Quote every line of the data below as it stands, omitting pictures.
>> Begin AVAILABLE DATA
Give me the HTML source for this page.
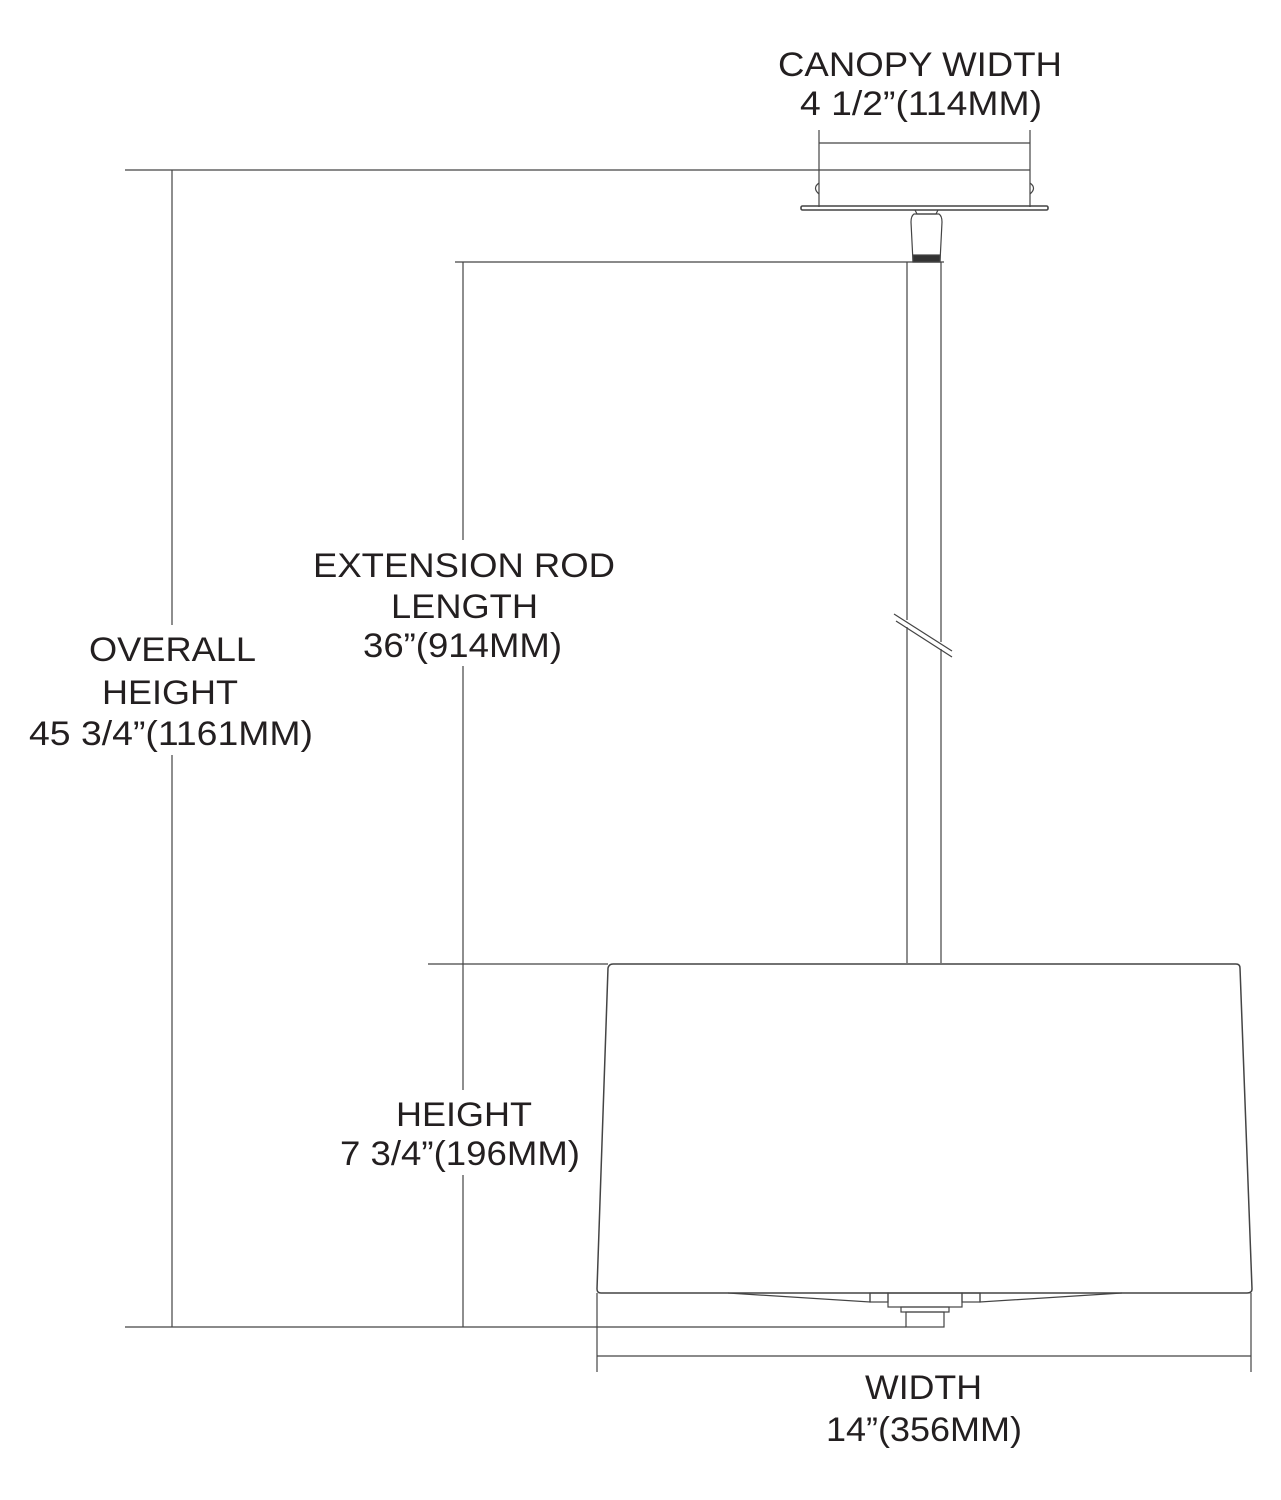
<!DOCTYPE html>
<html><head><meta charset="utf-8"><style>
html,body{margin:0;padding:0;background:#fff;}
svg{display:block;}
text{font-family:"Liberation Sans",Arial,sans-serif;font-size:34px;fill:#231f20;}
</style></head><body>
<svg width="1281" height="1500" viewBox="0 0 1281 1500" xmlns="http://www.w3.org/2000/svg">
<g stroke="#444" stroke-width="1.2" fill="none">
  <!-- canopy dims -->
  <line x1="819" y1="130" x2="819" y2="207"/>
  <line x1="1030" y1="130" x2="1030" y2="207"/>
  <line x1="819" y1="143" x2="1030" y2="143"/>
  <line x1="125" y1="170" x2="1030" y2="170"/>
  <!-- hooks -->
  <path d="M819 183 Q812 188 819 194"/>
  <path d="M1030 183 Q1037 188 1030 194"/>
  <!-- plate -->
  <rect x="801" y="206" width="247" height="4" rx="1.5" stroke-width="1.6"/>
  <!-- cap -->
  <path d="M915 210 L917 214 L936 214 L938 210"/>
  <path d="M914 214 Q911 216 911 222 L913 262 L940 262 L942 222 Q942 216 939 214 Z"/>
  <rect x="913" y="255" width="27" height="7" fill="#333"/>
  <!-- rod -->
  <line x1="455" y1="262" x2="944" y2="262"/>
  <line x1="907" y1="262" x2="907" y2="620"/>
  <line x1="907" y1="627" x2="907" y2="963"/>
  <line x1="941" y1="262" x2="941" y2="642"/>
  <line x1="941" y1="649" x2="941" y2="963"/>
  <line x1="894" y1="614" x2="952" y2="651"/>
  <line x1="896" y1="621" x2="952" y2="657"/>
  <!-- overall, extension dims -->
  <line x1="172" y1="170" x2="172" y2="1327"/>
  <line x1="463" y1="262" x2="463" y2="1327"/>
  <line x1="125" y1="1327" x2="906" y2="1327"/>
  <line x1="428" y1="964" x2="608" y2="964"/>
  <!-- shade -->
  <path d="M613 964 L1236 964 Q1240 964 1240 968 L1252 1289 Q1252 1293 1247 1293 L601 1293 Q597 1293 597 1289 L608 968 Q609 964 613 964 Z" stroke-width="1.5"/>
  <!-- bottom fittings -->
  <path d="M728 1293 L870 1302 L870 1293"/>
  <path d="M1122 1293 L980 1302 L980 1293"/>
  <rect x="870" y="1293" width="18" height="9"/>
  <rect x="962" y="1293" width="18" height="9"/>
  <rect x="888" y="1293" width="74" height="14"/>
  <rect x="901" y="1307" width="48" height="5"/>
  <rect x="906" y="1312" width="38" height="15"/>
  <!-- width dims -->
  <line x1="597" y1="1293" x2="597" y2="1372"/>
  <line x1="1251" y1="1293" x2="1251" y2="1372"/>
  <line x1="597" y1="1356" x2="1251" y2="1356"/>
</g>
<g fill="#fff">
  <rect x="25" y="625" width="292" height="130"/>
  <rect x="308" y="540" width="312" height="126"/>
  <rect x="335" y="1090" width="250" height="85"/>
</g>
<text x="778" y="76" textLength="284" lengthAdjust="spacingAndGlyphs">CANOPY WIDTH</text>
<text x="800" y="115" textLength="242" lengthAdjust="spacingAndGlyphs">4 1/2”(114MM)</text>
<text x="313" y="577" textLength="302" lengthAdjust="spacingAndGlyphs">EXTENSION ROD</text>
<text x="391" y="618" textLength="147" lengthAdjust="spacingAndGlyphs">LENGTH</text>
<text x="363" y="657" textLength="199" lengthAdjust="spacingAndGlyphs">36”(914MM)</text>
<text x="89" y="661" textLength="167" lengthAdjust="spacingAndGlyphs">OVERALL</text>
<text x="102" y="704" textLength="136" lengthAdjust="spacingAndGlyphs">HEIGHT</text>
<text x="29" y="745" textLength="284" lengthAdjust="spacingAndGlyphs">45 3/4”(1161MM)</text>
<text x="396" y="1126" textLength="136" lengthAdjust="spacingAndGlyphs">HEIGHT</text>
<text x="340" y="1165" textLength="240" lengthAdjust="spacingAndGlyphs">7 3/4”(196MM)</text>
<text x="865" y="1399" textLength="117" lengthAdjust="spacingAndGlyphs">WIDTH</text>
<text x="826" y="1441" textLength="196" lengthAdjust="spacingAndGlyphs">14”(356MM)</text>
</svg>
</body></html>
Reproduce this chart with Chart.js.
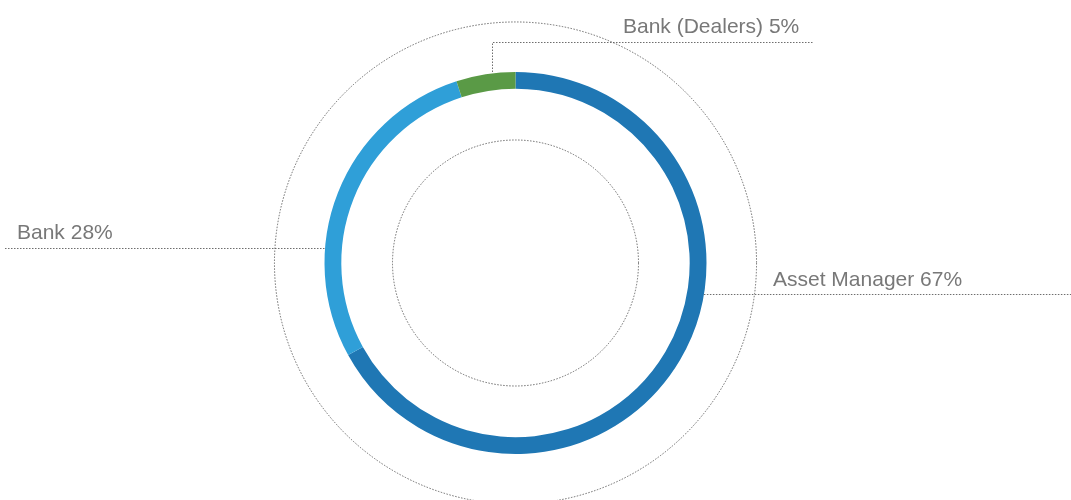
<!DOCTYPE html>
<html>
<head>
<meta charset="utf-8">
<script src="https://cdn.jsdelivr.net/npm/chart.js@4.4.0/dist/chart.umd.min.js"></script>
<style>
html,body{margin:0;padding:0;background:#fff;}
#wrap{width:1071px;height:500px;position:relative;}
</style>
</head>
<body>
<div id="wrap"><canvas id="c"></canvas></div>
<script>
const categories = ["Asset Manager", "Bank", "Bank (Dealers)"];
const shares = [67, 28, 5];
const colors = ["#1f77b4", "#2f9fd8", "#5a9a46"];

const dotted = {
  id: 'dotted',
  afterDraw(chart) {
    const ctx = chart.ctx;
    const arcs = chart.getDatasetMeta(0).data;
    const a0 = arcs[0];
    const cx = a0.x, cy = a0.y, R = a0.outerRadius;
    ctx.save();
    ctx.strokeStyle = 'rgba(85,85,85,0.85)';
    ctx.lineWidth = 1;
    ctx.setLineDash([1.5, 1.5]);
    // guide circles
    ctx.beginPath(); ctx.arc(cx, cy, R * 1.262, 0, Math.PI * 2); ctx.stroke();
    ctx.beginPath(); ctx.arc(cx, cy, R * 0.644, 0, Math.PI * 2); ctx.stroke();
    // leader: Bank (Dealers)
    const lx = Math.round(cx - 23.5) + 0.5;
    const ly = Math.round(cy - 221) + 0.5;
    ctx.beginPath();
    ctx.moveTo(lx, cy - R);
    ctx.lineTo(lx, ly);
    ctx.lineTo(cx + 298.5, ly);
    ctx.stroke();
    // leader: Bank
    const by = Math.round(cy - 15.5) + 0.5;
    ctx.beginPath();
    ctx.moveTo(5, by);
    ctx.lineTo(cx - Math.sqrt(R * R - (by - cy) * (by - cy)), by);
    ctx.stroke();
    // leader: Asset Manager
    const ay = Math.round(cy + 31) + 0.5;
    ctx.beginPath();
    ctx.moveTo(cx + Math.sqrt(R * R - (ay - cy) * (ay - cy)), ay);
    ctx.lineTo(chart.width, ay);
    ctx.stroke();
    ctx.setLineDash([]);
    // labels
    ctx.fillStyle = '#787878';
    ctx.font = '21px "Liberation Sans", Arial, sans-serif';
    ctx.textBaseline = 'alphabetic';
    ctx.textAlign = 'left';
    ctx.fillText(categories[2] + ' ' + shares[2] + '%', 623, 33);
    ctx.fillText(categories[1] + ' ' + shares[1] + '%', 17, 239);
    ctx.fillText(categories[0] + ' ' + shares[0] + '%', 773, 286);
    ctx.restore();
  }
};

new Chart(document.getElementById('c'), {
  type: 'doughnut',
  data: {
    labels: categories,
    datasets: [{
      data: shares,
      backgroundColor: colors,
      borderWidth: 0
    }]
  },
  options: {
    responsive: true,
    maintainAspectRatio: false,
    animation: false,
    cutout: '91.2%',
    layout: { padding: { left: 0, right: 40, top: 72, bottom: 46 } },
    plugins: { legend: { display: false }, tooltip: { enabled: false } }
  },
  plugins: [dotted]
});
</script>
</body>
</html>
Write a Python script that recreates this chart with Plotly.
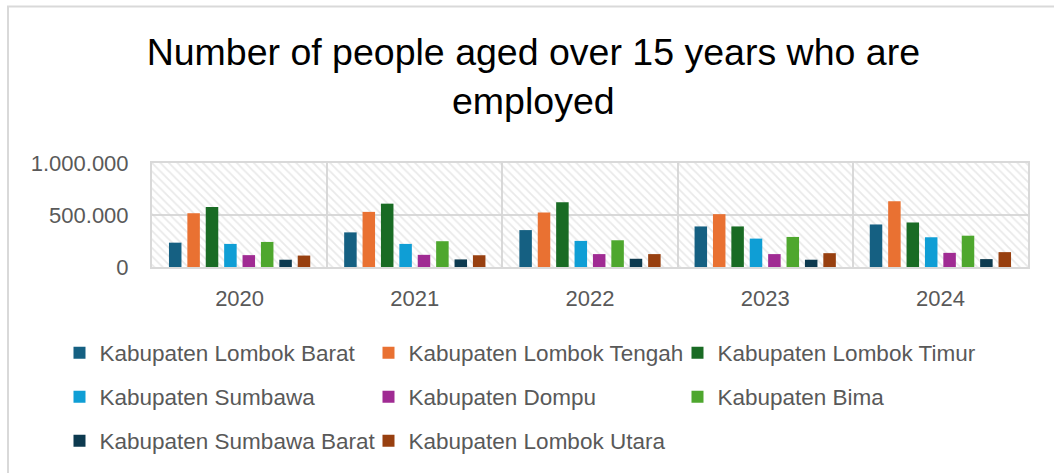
>> End AVAILABLE DATA
▶ **ANSWER**
Give me the HTML source for this page.
<!DOCTYPE html>
<html><head><meta charset="utf-8"><style>
html,body{margin:0;padding:0;background:#fff;}
svg{display:block;}
text{font-family:"Liberation Sans",Arial,sans-serif;font-size:34px;fill:#231f20;}
</style></head><body>
<svg width="1281" height="1500" viewBox="0 0 1281 1500" xmlns="http://www.w3.org/2000/svg">
<g stroke="#444" stroke-width="1.2" fill="none">
  <!-- canopy dims -->
  <line x1="819" y1="130" x2="819" y2="207"/>
  <line x1="1030" y1="130" x2="1030" y2="207"/>
  <line x1="819" y1="143" x2="1030" y2="143"/>
  <line x1="125" y1="170" x2="1030" y2="170"/>
  <!-- hooks -->
  <path d="M819 183 Q812 188 819 194"/>
  <path d="M1030 183 Q1037 188 1030 194"/>
  <!-- plate -->
  <rect x="801" y="206" width="247" height="4" rx="1.5" stroke-width="1.6"/>
  <!-- cap -->
  <path d="M915 210 L917 214 L936 214 L938 210"/>
  <path d="M914 214 Q911 216 911 222 L913 262 L940 262 L942 222 Q942 216 939 214 Z"/>
  <rect x="913" y="255" width="27" height="7" fill="#333"/>
  <!-- rod -->
  <line x1="455" y1="262" x2="944" y2="262"/>
  <line x1="907" y1="262" x2="907" y2="620"/>
  <line x1="907" y1="627" x2="907" y2="963"/>
  <line x1="941" y1="262" x2="941" y2="642"/>
  <line x1="941" y1="649" x2="941" y2="963"/>
  <line x1="894" y1="614" x2="952" y2="651"/>
  <line x1="896" y1="621" x2="952" y2="657"/>
  <!-- overall, extension dims -->
  <line x1="172" y1="170" x2="172" y2="1327"/>
  <line x1="463" y1="262" x2="463" y2="1327"/>
  <line x1="125" y1="1327" x2="906" y2="1327"/>
  <line x1="428" y1="964" x2="608" y2="964"/>
  <!-- shade -->
  <path d="M613 964 L1236 964 Q1240 964 1240 968 L1252 1289 Q1252 1293 1247 1293 L601 1293 Q597 1293 597 1289 L608 968 Q609 964 613 964 Z" stroke-width="1.5"/>
  <!-- bottom fittings -->
  <path d="M728 1293 L870 1302 L870 1293"/>
  <path d="M1122 1293 L980 1302 L980 1293"/>
  <rect x="870" y="1293" width="18" height="9"/>
  <rect x="962" y="1293" width="18" height="9"/>
  <rect x="888" y="1293" width="74" height="14"/>
  <rect x="901" y="1307" width="48" height="5"/>
  <rect x="906" y="1312" width="38" height="15"/>
  <!-- width dims -->
  <line x1="597" y1="1293" x2="597" y2="1372"/>
  <line x1="1251" y1="1293" x2="1251" y2="1372"/>
  <line x1="597" y1="1356" x2="1251" y2="1356"/>
</g>
<g fill="#fff">
  <rect x="25" y="625" width="292" height="130"/>
  <rect x="308" y="540" width="312" height="126"/>
  <rect x="335" y="1090" width="250" height="85"/>
</g>
<text x="778" y="76" textLength="284" lengthAdjust="spacingAndGlyphs">CANOPY WIDTH</text>
<text x="800" y="115" textLength="242" lengthAdjust="spacingAndGlyphs">4 1/2”(114MM)</text>
<text x="313" y="577" textLength="302" lengthAdjust="spacingAndGlyphs">EXTENSION ROD</text>
<text x="391" y="618" textLength="147" lengthAdjust="spacingAndGlyphs">LENGTH</text>
<text x="363" y="657" textLength="199" lengthAdjust="spacingAndGlyphs">36”(914MM)</text>
<text x="89" y="661" textLength="167" lengthAdjust="spacingAndGlyphs">OVERALL</text>
<text x="102" y="704" textLength="136" lengthAdjust="spacingAndGlyphs">HEIGHT</text>
<text x="29" y="745" textLength="284" lengthAdjust="spacingAndGlyphs">45 3/4”(1161MM)</text>
<text x="396" y="1126" textLength="136" lengthAdjust="spacingAndGlyphs">HEIGHT</text>
<text x="340" y="1165" textLength="240" lengthAdjust="spacingAndGlyphs">7 3/4”(196MM)</text>
<text x="865" y="1399" textLength="117" lengthAdjust="spacingAndGlyphs">WIDTH</text>
<text x="826" y="1441" textLength="196" lengthAdjust="spacingAndGlyphs">14”(356MM)</text>
</svg>
</body></html>
Reproduce this chart with Chart.js.
<!DOCTYPE html>
<html>
<head>
<meta charset="utf-8">
<script src="https://cdn.jsdelivr.net/npm/chart.js@4.4.0/dist/chart.umd.min.js"></script>
<style>
html,body{margin:0;padding:0;background:#fff;}
#wrap{width:1071px;height:500px;position:relative;}
</style>
</head>
<body>
<div id="wrap"><canvas id="c"></canvas></div>
<script>
const categories = ["Asset Manager", "Bank", "Bank (Dealers)"];
const shares = [67, 28, 5];
const colors = ["#1f77b4", "#2f9fd8", "#5a9a46"];

const dotted = {
  id: 'dotted',
  afterDraw(chart) {
    const ctx = chart.ctx;
    const arcs = chart.getDatasetMeta(0).data;
    const a0 = arcs[0];
    const cx = a0.x, cy = a0.y, R = a0.outerRadius;
    ctx.save();
    ctx.strokeStyle = 'rgba(85,85,85,0.85)';
    ctx.lineWidth = 1;
    ctx.setLineDash([1.5, 1.5]);
    // guide circles
    ctx.beginPath(); ctx.arc(cx, cy, R * 1.262, 0, Math.PI * 2); ctx.stroke();
    ctx.beginPath(); ctx.arc(cx, cy, R * 0.644, 0, Math.PI * 2); ctx.stroke();
    // leader: Bank (Dealers)
    const lx = Math.round(cx - 23.5) + 0.5;
    const ly = Math.round(cy - 221) + 0.5;
    ctx.beginPath();
    ctx.moveTo(lx, cy - R);
    ctx.lineTo(lx, ly);
    ctx.lineTo(cx + 298.5, ly);
    ctx.stroke();
    // leader: Bank
    const by = Math.round(cy - 15.5) + 0.5;
    ctx.beginPath();
    ctx.moveTo(5, by);
    ctx.lineTo(cx - Math.sqrt(R * R - (by - cy) * (by - cy)), by);
    ctx.stroke();
    // leader: Asset Manager
    const ay = Math.round(cy + 31) + 0.5;
    ctx.beginPath();
    ctx.moveTo(cx + Math.sqrt(R * R - (ay - cy) * (ay - cy)), ay);
    ctx.lineTo(chart.width, ay);
    ctx.stroke();
    ctx.setLineDash([]);
    // labels
    ctx.fillStyle = '#787878';
    ctx.font = '21px "Liberation Sans", Arial, sans-serif';
    ctx.textBaseline = 'alphabetic';
    ctx.textAlign = 'left';
    ctx.fillText(categories[2] + ' ' + shares[2] + '%', 623, 33);
    ctx.fillText(categories[1] + ' ' + shares[1] + '%', 17, 239);
    ctx.fillText(categories[0] + ' ' + shares[0] + '%', 773, 286);
    ctx.restore();
  }
};

new Chart(document.getElementById('c'), {
  type: 'doughnut',
  data: {
    labels: categories,
    datasets: [{
      data: shares,
      backgroundColor: colors,
      borderWidth: 0
    }]
  },
  options: {
    responsive: true,
    maintainAspectRatio: false,
    animation: false,
    cutout: '91.2%',
    layout: { padding: { left: 0, right: 40, top: 72, bottom: 46 } },
    plugins: { legend: { display: false }, tooltip: { enabled: false } }
  },
  plugins: [dotted]
});
</script>
</body>
</html>
Write a Python script that recreates this chart with Plotly.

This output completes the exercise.